Giedion, Sigfried (1953): “Habitat” zum 9. CIAM Kongress” GTA Zürich: 43-T-15-1953-9.Giedion, Sigfried (1967): Space, time and architecture: the growth of a new tradition. Fifth revised edition. Cambridge: Harvard University Press, 1967.
Giedion, Sigfried (1970): Mechanisation takes command: a contribution to anonymous history. Third print. New York: Oxford University Press.
Giedion, Sigfried (2000): Bauen in Frankreich, Bauen in Eisen, Bauen in Eisenbeton. Reprint of the original 1928 edition Leipzig: Klinkhardt und Biermann.
Sokratis Georgiadis (1989): Sigfried Giedion: eine intellektuelle Biographie.

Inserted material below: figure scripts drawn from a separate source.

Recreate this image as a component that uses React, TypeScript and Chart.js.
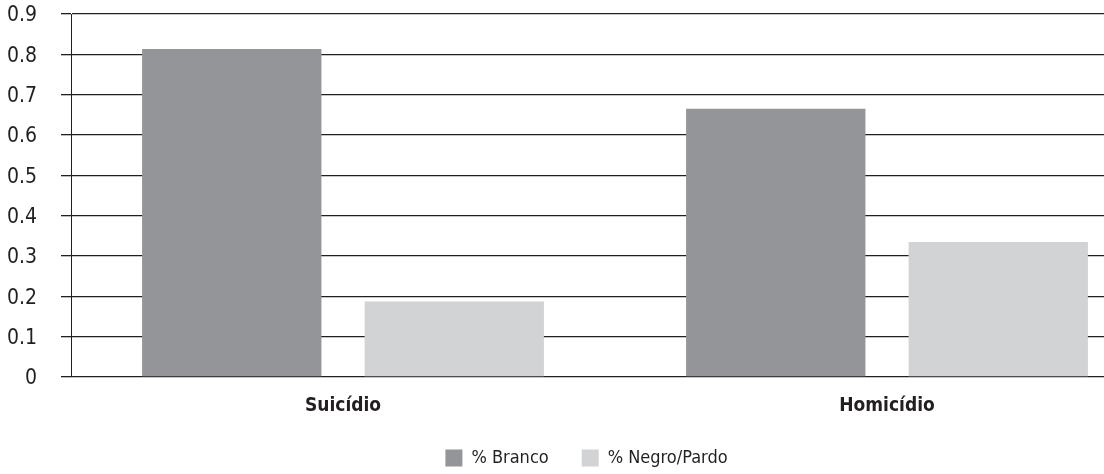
import React, { useEffect, useRef } from "react";
import { Chart, registerables } from "chart.js";

Chart.register(...registerables);

// Share of victims by race, per cause of death
const categories = ["Suicídio", "Homicídio"];
const branco = [0.813, 0.665];
const negroPardo = [0.187, 0.335];
const seriesNames = ["% Branco", "% Negro/Pardo"];
const yTickLabels = ["0", "0.1", "0.2", "0.3", "0.4", "0.5", "0.6", "0.7", "0.8", "0.9"];

const FONT = "'DejaVu Sans Condensed', 'DejaVu Sans', sans-serif";
const INK = "#231f20";
const LEGEND_DX = 7;

// Nudges the legend block sideways so it sits centred under the full canvas.
const legendNudge = {
  id: "legendNudge",
  afterLayout(chart: any) {
    const lg = chart.legend;
    if (lg) {
      lg.left += LEGEND_DX;
      lg.right += LEGEND_DX;
    }
  },
};

export default function App() {
  const canvasRef = useRef<HTMLCanvasElement | null>(null);

  useEffect(() => {
    const canvas = canvasRef.current;
    if (!canvas) return;
    const chart = new Chart(canvas, {
      type: "bar",
      data: {
        labels: categories,
        datasets: [
          {
            label: seriesNames[0],
            data: branco,
            backgroundColor: "#939598",
            borderWidth: 0,
          },
          {
            label: seriesNames[1],
            data: negroPardo,
            backgroundColor: "#d1d3d4",
            borderWidth: 0,
          },
        ],
      },
      plugins: [legendNudge],
      options: {
        responsive: false,
        animation: false,
        events: [],
        layout: { padding: { top: 0, right: 13, bottom: 0, left: 0 } },
        plugins: {
          tooltip: { enabled: false },
          legend: {
            position: "bottom",
            maxHeight: 58,
            labels: {
              boxWidth: 17,
              boxHeight: 17,
              padding: 33,
              color: INK,
              font: { family: FONT, size: 18 },
            },
          },
        },
        datasets: {
          bar: { categoryPercentage: 0.818, barPercentage: 0.806 },
        },
        scales: {
          x: {
            afterFit: (scale: any) => {
              scale.height = 39;
            },
            grid: { display: false },
            border: { display: false },
            ticks: {
              color: INK,
              padding: 10,
              font: { family: FONT, size: 19, weight: "bold" },
            },
          },
          y: {
            min: 0,
            max: 0.9,
            afterFit: (scale: any) => {
              scale.width = 71;
              scale.paddingTop = 14;
            },
            ticks: {
              stepSize: 0.1,
              padding: 24,
              labelOffset: 2,
              color: INK,
              font: { family: FONT, size: 21 },
              callback: (_v: any, i: number) => yTickLabels[i],
            },
            grid: {
              color: INK,
              lineWidth: 1.3,
              tickLength: 10,
              drawTicks: true,
            },
            border: { display: true, color: INK, width: 1 },
          },
        },
      },
    });
    return () => chart.destroy();
  }, []);

  return (
    <div
      style={{
        position: "fixed",
        left: 0,
        top: 0,
        width: 1104,
        height: 474,
        overflow: "hidden",
        background: "#fff",
      }}
    >
      <canvas ref={canvasRef} width={1172} height={474} style={{ display: "block" }} />
    </div>
  );
}
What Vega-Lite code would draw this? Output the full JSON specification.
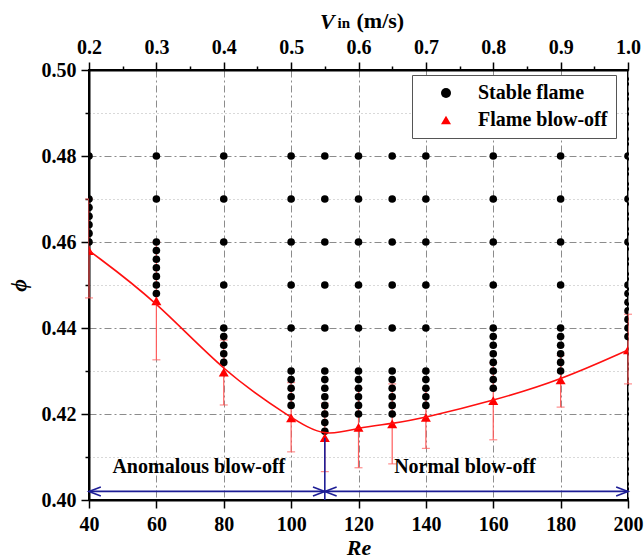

Zürich: Ammann-Verlag.
Rentsch, Verena (Ed.) (1989): Sigfried Giedion 1888 – 1968: der Entwurf einer modernen Tradition; eine Ausstellung organisiert vom Institut für Geschichte und Theorie der Architektur (gta) in Zusammenarbeit mit dem Museum für Gestaltung Zürich. Museum für Gestaltung Zürich, 1. Februar bis 9. April 1989. Zürich: Ammann-Verlag.
Wright, Gwendolyn (2003): “On Modern Vernaculars and J.B. Jackson” In: Everyday America: cultural landscape studies after J.B. Jackson. Berkeley: University of California Press.